── SUPPLIED RECORDS ──
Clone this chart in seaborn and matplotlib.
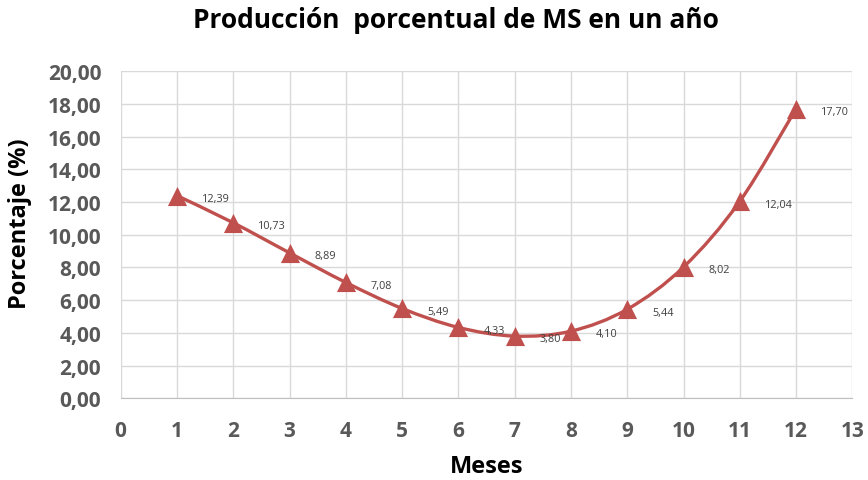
"""Producción porcentual de MS en un año."""

import matplotlib.pyplot as plt
import numpy as np
import pandas as pd
import seaborn as sns
from matplotlib.patches import PathPatch
from matplotlib.path import Path

meses = [1, 2, 3, 4, 5, 6, 7, 8, 9, 10, 11, 12]
porcentaje = [12.39, 10.73, 8.89, 7.08, 5.49, 4.33, 3.80, 4.10, 5.44, 8.02, 12.04, 17.70]
etiquetas = ["12,39", "10,73", "8,89", "7,08", "5,49", "4,33", "3,80", "4,10",
             "5,44", "8,02", "12,04", "17,70"]

ROJO = "#C0504D"


def smooth_path(x, y, t=1 / 6):
    """Bezier path through the points, like Excel's smoothed line."""
    pts = np.column_stack([x, y]).astype(float)
    n = len(pts)
    verts = [pts[0]]
    codes = [Path.MOVETO]
    for i in range(n - 1):
        p0 = pts[max(i - 1, 0)]
        p1 = pts[i]
        p2 = pts[i + 1]
        p3 = pts[min(i + 2, n - 1)]
        c1 = p1 + (p2 - p0) * t
        c2 = p2 - (p3 - p1) * t
        verts += [c1, c2, p2]
        codes += [Path.CURVE4] * 3
    return Path(verts, codes)


def main() -> None:
    df = pd.DataFrame({"Meses": meses, "Porcentaje": porcentaje})

    sns.set_style("white")
    plt.rcParams["font.family"] = ["Open Sans", "DejaVu Sans"]

    fig = plt.figure(figsize=(8.68, 4.81), dpi=100)
    ax = fig.add_axes([0.139, 0.170, 0.843, 0.680])

    ax.add_patch(PathPatch(smooth_path(meses, porcentaje), facecolor="none",
                           edgecolor=ROJO, lw=2.4, zorder=3))
    sns.scatterplot(data=df, x="Meses", y="Porcentaje", marker="^", s=190,
                    color=ROJO, edgecolor=ROJO, linewidth=0, zorder=4, ax=ax)

    for xm, ym, lab in zip(meses, porcentaje, etiquetas):
        ax.annotate(lab, (xm, ym), xytext=(18, -2), textcoords="offset points",
                    fontsize=7.8, color="#404040", va="center", ha="left",
                    zorder=5)

    ax.set_xlim(0, 13)
    ax.set_ylim(0, 20)
    ax.set_xticks(range(0, 14))
    ax.set_yticks(np.arange(0, 21, 2))
    ax.set_yticklabels([f"{v:.2f}".replace(".", ",") for v in np.arange(0, 21, 2)])
    ax.grid(True, color="#D9D9D9", lw=1)
    for s in ["top", "right", "left"]:
        ax.spines[s].set_visible(False)
    ax.spines["bottom"].set_color("#BFBFBF")
    ax.tick_params(axis="both", length=0, labelsize=15, labelcolor="#595959")
    for lbl in ax.get_xticklabels() + ax.get_yticklabels():
        lbl.set_fontweight("bold")
    ax.tick_params(axis="x", pad=16)
    ax.tick_params(axis="y", pad=14)

    ax.set_xlabel("Meses", fontsize=17, fontweight="bold", color="black")
    ax.set_ylabel("Porcentaje (%)", fontsize=17, fontweight="bold", color="black")
    ax.xaxis.label.set_va("center")
    ax.yaxis.label.set_va("center")
    ax.xaxis.set_label_coords(0.5, -0.208)
    ax.yaxis.set_label_coords(-0.138, 0.537)
    fig.text(0.525, 1 - 20 / 481, "Producción  porcentual de MS en un año",
             fontsize=19, fontweight="bold", color="black", ha="center", va="center")

    fig.savefig("out.png", dpi=100)
    plt.close(fig)


if __name__ == "__main__":
    main()
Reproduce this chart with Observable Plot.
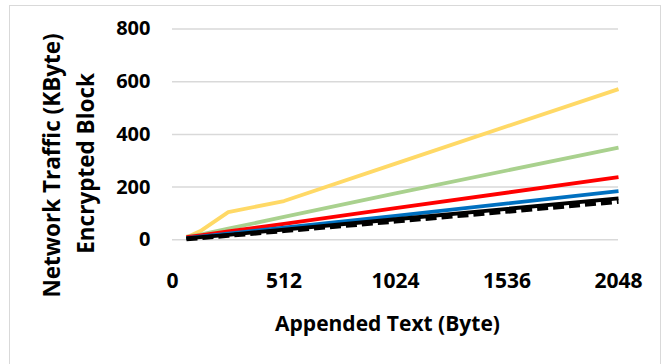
<!DOCTYPE html>
<html><head><meta charset="utf-8">
<script src="https://cdn.jsdelivr.net/npm/d3@7"></script>
<script src="https://cdn.jsdelivr.net/npm/@observablehq/plot@0.6"></script>
<style>
body{margin:0;background:#fff;}
#wrap{position:relative;width:666px;height:364px;overflow:hidden;background:#fff;}
#frame{position:absolute;left:9px;top:5px;width:652px;height:400px;border:1.5px solid #d9d9d9;box-sizing:border-box;pointer-events:none;}
#chart{position:absolute;left:0;top:0;}
</style></head><body>
<div id="wrap"><div id="frame"></div><div id="chart"></div></div>
<script>
const appendedBytes = [64, 128, 256, 512, 1024, 2048];
const seriesNames = ["S1", "S2", "S3", "S4", "S5", "S6"];
const seriesColors = ["#FFD966", "#A9D18E", "#FF0000", "#0070C0", "#000000", "#000000"];
const s1Values = [9, 33, 105, 147, 289, 572];
const s2Values = [12, 20, 42, 87, 176, 350];
const s3Values = [10, 17, 32, 60, 120, 238];
const s4Values = [6, 12, 23, 46, 91, 185];
const s5Values = [5, 10, 19, 39, 78, 157];
const s6Values = [3, 7, 16, 34, 70, 145];
const xTicks = [0, 512, 1024, 1536, 2048];
const yTicks = [0, 200, 400, 600, 800];
const xTitle = "Appended Text (Byte)";
const yTitle1 = "Network Traffic (KByte)";
const yTitle2 = "Encrypted Block";

const allValues = [s1Values, s2Values, s3Values, s4Values, s5Values, s6Values];
const rows = seriesNames.map((name, i) =>
  appendedBytes.map((b, j) => ({series: name, bytes: b, value: allValues[i][j]})));

const font = "'Open Sans', sans-serif";
const solidMarks = rows.slice(0, 5).map(r =>
  Plot.line(r, {x: "bytes", y: "value", stroke: "series", strokeWidth: 3.8, strokeLinejoin: "round", strokeLinecap: "butt"}));

const chart = Plot.plot({
  width: 666,
  height: 364,
  marginLeft: 172,
  marginRight: 48,
  marginTop: 28.5,
  marginBottom: 124.7,
  style: {fontFamily: font, color: "#000", background: "transparent", overflow: "visible"},
  x: {domain: [0, 2048], label: null},
  y: {domain: [0, 800], label: null},
  color: {domain: seriesNames, range: seriesColors},
  marks: [
    Plot.gridY(yTicks, {stroke: "#d9d9d9", strokeOpacity: 1, strokeWidth: 1.5}),
    Plot.axisY(yTicks, {tickSize: 0, tickPadding: 22, fontSize: 20, fontWeight: "bold", label: null, tickFormat: d => String(d)}),
    Plot.axisX(xTicks, {tickSize: 0, tickPadding: 33, fontSize: 21, fontWeight: "bold", label: null, tickFormat: d => String(d)}),
    ...solidMarks,
    Plot.line(rows[5], {x: "bytes", y: "value", stroke: "series", strokeWidth: 4.5, strokeDasharray: "11 5", strokeLinecap: "butt"}),
    Plot.text([xTitle], {frameAnchor: "bottom", text: d => d, dx: -8, dy: 84, fontSize: 21, fontWeight: "bold", textAnchor: "middle", lineAnchor: "middle", fill: "#000"}),
    Plot.text([yTitle1], {frameAnchor: "left", text: d => d, rotate: -90, dx: -120, dy: 31, fontSize: 22.5, fontWeight: "bold", textAnchor: "middle", lineAnchor: "middle", fill: "#000"}),
    Plot.text([yTitle2], {frameAnchor: "left", text: d => d, rotate: -90, dx: -86, dy: 29, fontSize: 22.5, fontWeight: "bold", textAnchor: "middle", lineAnchor: "middle", fill: "#000"})
  ]
});
document.getElementById("chart").appendChild(chart);
</script>
</body></html>
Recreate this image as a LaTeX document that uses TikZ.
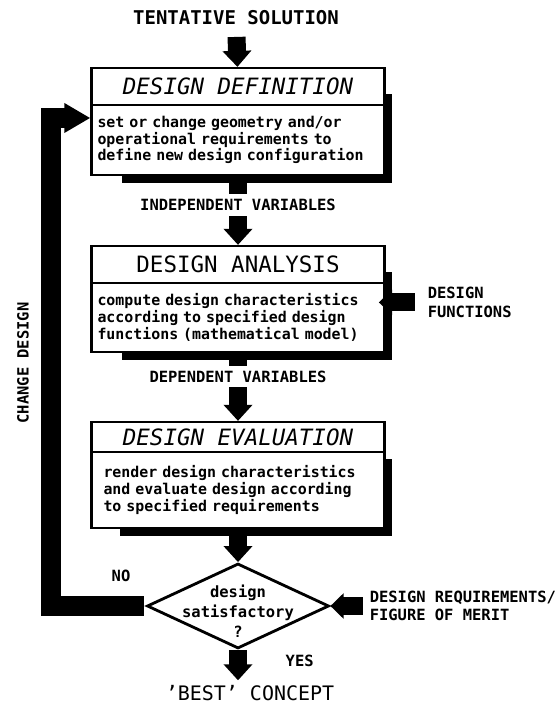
───
### THE PROBLEM:
Retype the listing exactly. Pictures do not belong in the copy.

### OUTPUT:
Clone this chart in seaborn and matplotlib.
"""Producción porcentual de MS en un año."""

import matplotlib.pyplot as plt
import numpy as np
import pandas as pd
import seaborn as sns
from matplotlib.patches import PathPatch
from matplotlib.path import Path

meses = [1, 2, 3, 4, 5, 6, 7, 8, 9, 10, 11, 12]
porcentaje = [12.39, 10.73, 8.89, 7.08, 5.49, 4.33, 3.80, 4.10, 5.44, 8.02, 12.04, 17.70]
etiquetas = ["12,39", "10,73", "8,89", "7,08", "5,49", "4,33", "3,80", "4,10",
             "5,44", "8,02", "12,04", "17,70"]

ROJO = "#C0504D"


def smooth_path(x, y, t=1 / 6):
    """Bezier path through the points, like Excel's smoothed line."""
    pts = np.column_stack([x, y]).astype(float)
    n = len(pts)
    verts = [pts[0]]
    codes = [Path.MOVETO]
    for i in range(n - 1):
        p0 = pts[max(i - 1, 0)]
        p1 = pts[i]
        p2 = pts[i + 1]
        p3 = pts[min(i + 2, n - 1)]
        c1 = p1 + (p2 - p0) * t
        c2 = p2 - (p3 - p1) * t
        verts += [c1, c2, p2]
        codes += [Path.CURVE4] * 3
    return Path(verts, codes)


def main() -> None:
    df = pd.DataFrame({"Meses": meses, "Porcentaje": porcentaje})

    sns.set_style("white")
    plt.rcParams["font.family"] = ["Open Sans", "DejaVu Sans"]

    fig = plt.figure(figsize=(8.68, 4.81), dpi=100)
    ax = fig.add_axes([0.139, 0.170, 0.843, 0.680])

    ax.add_patch(PathPatch(smooth_path(meses, porcentaje), facecolor="none",
                           edgecolor=ROJO, lw=2.4, zorder=3))
    sns.scatterplot(data=df, x="Meses", y="Porcentaje", marker="^", s=190,
                    color=ROJO, edgecolor=ROJO, linewidth=0, zorder=4, ax=ax)

    for xm, ym, lab in zip(meses, porcentaje, etiquetas):
        ax.annotate(lab, (xm, ym), xytext=(18, -2), textcoords="offset points",
                    fontsize=7.8, color="#404040", va="center", ha="left",
                    zorder=5)

    ax.set_xlim(0, 13)
    ax.set_ylim(0, 20)
    ax.set_xticks(range(0, 14))
    ax.set_yticks(np.arange(0, 21, 2))
    ax.set_yticklabels([f"{v:.2f}".replace(".", ",") for v in np.arange(0, 21, 2)])
    ax.grid(True, color="#D9D9D9", lw=1)
    for s in ["top", "right", "left"]:
        ax.spines[s].set_visible(False)
    ax.spines["bottom"].set_color("#BFBFBF")
    ax.tick_params(axis="both", length=0, labelsize=15, labelcolor="#595959")
    for lbl in ax.get_xticklabels() + ax.get_yticklabels():
        lbl.set_fontweight("bold")
    ax.tick_params(axis="x", pad=16)
    ax.tick_params(axis="y", pad=14)

    ax.set_xlabel("Meses", fontsize=17, fontweight="bold", color="black")
    ax.set_ylabel("Porcentaje (%)", fontsize=17, fontweight="bold", color="black")
    ax.xaxis.label.set_va("center")
    ax.yaxis.label.set_va("center")
    ax.xaxis.set_label_coords(0.5, -0.208)
    ax.yaxis.set_label_coords(-0.138, 0.537)
    fig.text(0.525, 1 - 20 / 481, "Producción  porcentual de MS en un año",
             fontsize=19, fontweight="bold", color="black", ha="center", va="center")

    fig.savefig("out.png", dpi=100)
    plt.close(fig)


if __name__ == "__main__":
    main()
Reproduce this chart with Observable Plot.
<!DOCTYPE html>
<html><head><meta charset="utf-8">
<script src="https://cdn.jsdelivr.net/npm/d3@7"></script>
<script src="https://cdn.jsdelivr.net/npm/@observablehq/plot@0.6"></script>
<style>
body{margin:0;background:#fff;}
#wrap{position:relative;width:666px;height:364px;overflow:hidden;background:#fff;}
#frame{position:absolute;left:9px;top:5px;width:652px;height:400px;border:1.5px solid #d9d9d9;box-sizing:border-box;pointer-events:none;}
#chart{position:absolute;left:0;top:0;}
</style></head><body>
<div id="wrap"><div id="frame"></div><div id="chart"></div></div>
<script>
const appendedBytes = [64, 128, 256, 512, 1024, 2048];
const seriesNames = ["S1", "S2", "S3", "S4", "S5", "S6"];
const seriesColors = ["#FFD966", "#A9D18E", "#FF0000", "#0070C0", "#000000", "#000000"];
const s1Values = [9, 33, 105, 147, 289, 572];
const s2Values = [12, 20, 42, 87, 176, 350];
const s3Values = [10, 17, 32, 60, 120, 238];
const s4Values = [6, 12, 23, 46, 91, 185];
const s5Values = [5, 10, 19, 39, 78, 157];
const s6Values = [3, 7, 16, 34, 70, 145];
const xTicks = [0, 512, 1024, 1536, 2048];
const yTicks = [0, 200, 400, 600, 800];
const xTitle = "Appended Text (Byte)";
const yTitle1 = "Network Traffic (KByte)";
const yTitle2 = "Encrypted Block";

const allValues = [s1Values, s2Values, s3Values, s4Values, s5Values, s6Values];
const rows = seriesNames.map((name, i) =>
  appendedBytes.map((b, j) => ({series: name, bytes: b, value: allValues[i][j]})));

const font = "'Open Sans', sans-serif";
const solidMarks = rows.slice(0, 5).map(r =>
  Plot.line(r, {x: "bytes", y: "value", stroke: "series", strokeWidth: 3.8, strokeLinejoin: "round", strokeLinecap: "butt"}));

const chart = Plot.plot({
  width: 666,
  height: 364,
  marginLeft: 172,
  marginRight: 48,
  marginTop: 28.5,
  marginBottom: 124.7,
  style: {fontFamily: font, color: "#000", background: "transparent", overflow: "visible"},
  x: {domain: [0, 2048], label: null},
  y: {domain: [0, 800], label: null},
  color: {domain: seriesNames, range: seriesColors},
  marks: [
    Plot.gridY(yTicks, {stroke: "#d9d9d9", strokeOpacity: 1, strokeWidth: 1.5}),
    Plot.axisY(yTicks, {tickSize: 0, tickPadding: 22, fontSize: 20, fontWeight: "bold", label: null, tickFormat: d => String(d)}),
    Plot.axisX(xTicks, {tickSize: 0, tickPadding: 33, fontSize: 21, fontWeight: "bold", label: null, tickFormat: d => String(d)}),
    ...solidMarks,
    Plot.line(rows[5], {x: "bytes", y: "value", stroke: "series", strokeWidth: 4.5, strokeDasharray: "11 5", strokeLinecap: "butt"}),
    Plot.text([xTitle], {frameAnchor: "bottom", text: d => d, dx: -8, dy: 84, fontSize: 21, fontWeight: "bold", textAnchor: "middle", lineAnchor: "middle", fill: "#000"}),
    Plot.text([yTitle1], {frameAnchor: "left", text: d => d, rotate: -90, dx: -120, dy: 31, fontSize: 22.5, fontWeight: "bold", textAnchor: "middle", lineAnchor: "middle", fill: "#000"}),
    Plot.text([yTitle2], {frameAnchor: "left", text: d => d, rotate: -90, dx: -86, dy: 29, fontSize: 22.5, fontWeight: "bold", textAnchor: "middle", lineAnchor: "middle", fill: "#000"})
  ]
});
document.getElementById("chart").appendChild(chart);
</script>
</body></html>
Recreate this image as a LaTeX document that uses TikZ.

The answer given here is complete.